Friday, October 17, 2014

Update to my Church Supporters

Here is an update I've just sent to my gracious church supporters, Pres House and Wauwatosa Presbyterian Church!

Dear Wauwatosa Presbyterian and Pres House,

Two months ago to this day you commissioned and sent me off on a journey to Zambia. Since then each day has been full—full of new people who morphed into family and friends; full of eye-opening, earth-shattering realities about poverty and the systems of the world; full of nshima—Zambian food; full of harmonious song, full of handshakes; full of children laughing; full of people shouting at me saying, “Muzungu” or white person; full of marriage proposals; full of loneliness; full of togetherness; full of cockroaches; full of thoughts of how much water I use, full of students wanting to learn so badly; full of many students performing poorly in classes; full of the language; Nyanja, and me not knowing what in the world is going on; full of not knowing exactly what will happen next and being led from place to place; full of dust; full of heat; full of power outages; full of prayer, even with demons; full of markets; full of sweeping and dishes; full of lesson plans; full of not knowing if the kids are actually learning anything; full of dancing; full of effort; just plain full.
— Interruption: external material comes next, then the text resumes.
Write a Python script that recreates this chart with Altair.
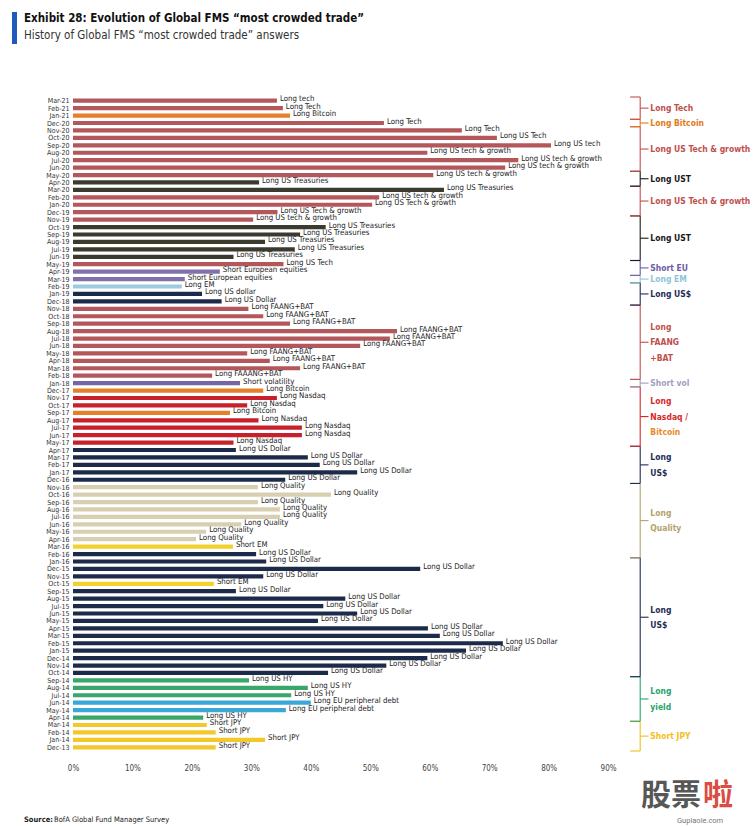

Two months have passed and just when I think I’ve been filled to the brim, the people around me find more room to fill me up. I am thankful to them, and especially you at home who are making this experience possible. Thank you for your prayers and support. I want you to know that I am in the thick of life here in Zambia and it is both lovely and challenging. Most of the time I feel a million things at once, but I do know I am transforming for the better. I am grasping a better understanding of God’s beautiful, mysterious, living reality. This understanding is one I knew before, but not in a profound way that sunk in or caused me to act enough. So let my new perspective be a reminder and inspiration to you.

The life each of us live as individuals is not reality. I think we should use “reality” as much broader term to encompass all of humanity. There is a valid and actual diversity in this world, people living in different ways, with different values, under a different system of oppression or even privilege—and all of this is real. This is reality. Reality is not just how you choose to live your life, or what choices you have, or how you read the Bible. Your life doesn’t totally grasp reality because others live life differently, with different choices available, and their lives are just a real—and just as beautiful and just as challenging. Realizing this phenomenon of broad and diverse human reality allows us transcend. If we look at reality as beyond our own experience, we can go halfway across the world, changing our individual life and pick up someone else’s, at least in a small way for a while. If we don’t accept our individual perspective as reality, we can look around us and say, this life I am living, with poverty near or far, is not God’s kingdom. This world with its systems of oppression is not what God planned. When we realize that our own lives are not reality in its completeness, we can change what we see around us!

So don’t stop looking around, Pres House and Tosa Pres! Look at yourselves and see where your life doesn’t match the realities of others and where it doesn’t match the reality God wants for us. If you don’t know quite how to do this, I’m right there with you, but if my time in Zambia is teaching me anything it is that attempting to live into God’s greater reality takes time and starts with merely showing up, over and over again, in the lives of people. Just showing up. Honestly, that’s about all I can muster everyday, but it seems to be working and I am very blessed.

Apologies for the sermonizing, but I am truly thankful for your support and it means so much to know I have such an amazing church family filling me up and sending that love halfway around the world. My cup overflows!